-------- Information shown --------
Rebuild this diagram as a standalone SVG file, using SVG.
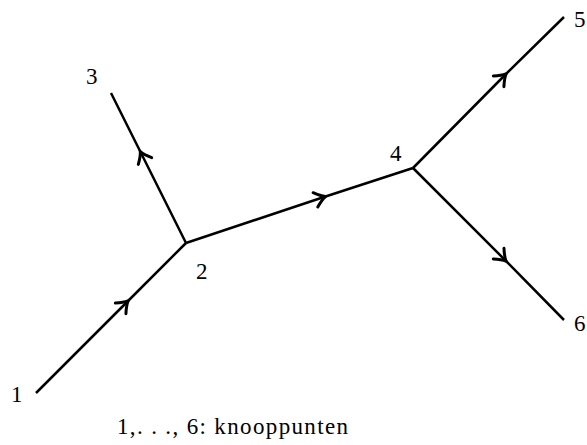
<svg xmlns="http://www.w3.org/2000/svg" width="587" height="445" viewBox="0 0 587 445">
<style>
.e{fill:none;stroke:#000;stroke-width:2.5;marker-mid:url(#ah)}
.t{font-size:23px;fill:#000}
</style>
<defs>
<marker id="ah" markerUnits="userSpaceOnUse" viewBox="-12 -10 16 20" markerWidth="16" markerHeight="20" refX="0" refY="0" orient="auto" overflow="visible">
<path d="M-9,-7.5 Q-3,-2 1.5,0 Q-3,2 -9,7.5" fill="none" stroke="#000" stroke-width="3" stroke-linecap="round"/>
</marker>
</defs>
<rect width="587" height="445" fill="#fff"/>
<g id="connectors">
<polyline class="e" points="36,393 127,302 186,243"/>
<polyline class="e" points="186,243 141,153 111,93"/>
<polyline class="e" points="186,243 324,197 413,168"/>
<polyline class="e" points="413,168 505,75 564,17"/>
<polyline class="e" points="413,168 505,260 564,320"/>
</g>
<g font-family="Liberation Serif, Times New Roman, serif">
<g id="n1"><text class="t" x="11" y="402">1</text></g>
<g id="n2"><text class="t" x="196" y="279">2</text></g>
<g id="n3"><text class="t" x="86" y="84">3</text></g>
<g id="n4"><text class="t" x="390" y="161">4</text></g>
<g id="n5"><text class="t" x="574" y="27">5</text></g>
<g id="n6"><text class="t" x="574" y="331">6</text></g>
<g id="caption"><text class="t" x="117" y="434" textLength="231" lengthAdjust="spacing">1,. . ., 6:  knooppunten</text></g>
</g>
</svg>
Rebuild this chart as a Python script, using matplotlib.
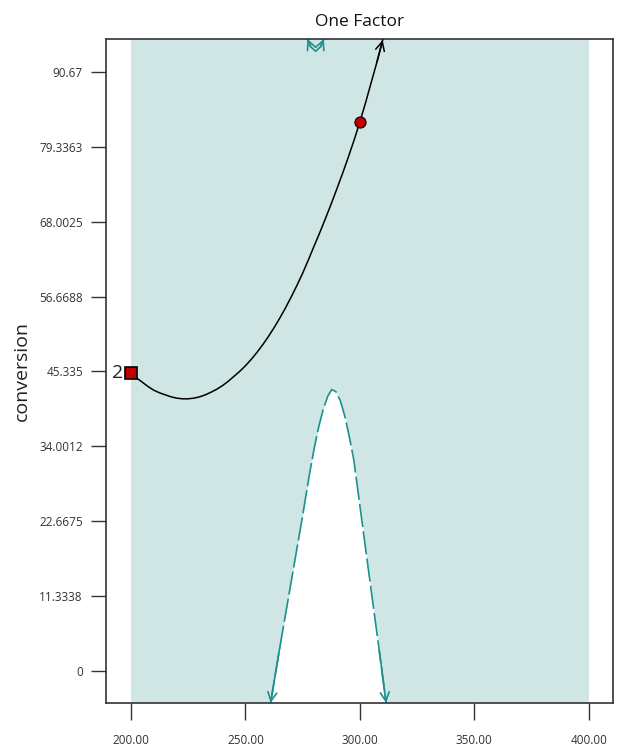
--------
#### [What you will do]
Reproduce the listing above exactly, excluding all pictures.

#### [Expected answer]
Rebuild this diagram as a standalone SVG file, using SVG.
<svg xmlns="http://www.w3.org/2000/svg" width="587" height="445" viewBox="0 0 587 445">
<style>
.e{fill:none;stroke:#000;stroke-width:2.5;marker-mid:url(#ah)}
.t{font-size:23px;fill:#000}
</style>
<defs>
<marker id="ah" markerUnits="userSpaceOnUse" viewBox="-12 -10 16 20" markerWidth="16" markerHeight="20" refX="0" refY="0" orient="auto" overflow="visible">
<path d="M-9,-7.5 Q-3,-2 1.5,0 Q-3,2 -9,7.5" fill="none" stroke="#000" stroke-width="3" stroke-linecap="round"/>
</marker>
</defs>
<rect width="587" height="445" fill="#fff"/>
<g id="connectors">
<polyline class="e" points="36,393 127,302 186,243"/>
<polyline class="e" points="186,243 141,153 111,93"/>
<polyline class="e" points="186,243 324,197 413,168"/>
<polyline class="e" points="413,168 505,75 564,17"/>
<polyline class="e" points="413,168 505,260 564,320"/>
</g>
<g font-family="Liberation Serif, Times New Roman, serif">
<g id="n1"><text class="t" x="11" y="402">1</text></g>
<g id="n2"><text class="t" x="196" y="279">2</text></g>
<g id="n3"><text class="t" x="86" y="84">3</text></g>
<g id="n4"><text class="t" x="390" y="161">4</text></g>
<g id="n5"><text class="t" x="574" y="27">5</text></g>
<g id="n6"><text class="t" x="574" y="331">6</text></g>
<g id="caption"><text class="t" x="117" y="434" textLength="231" lengthAdjust="spacing">1,. . ., 6:  knooppunten</text></g>
</g>
</svg>
Rebuild this chart as a Python script, using matplotlib.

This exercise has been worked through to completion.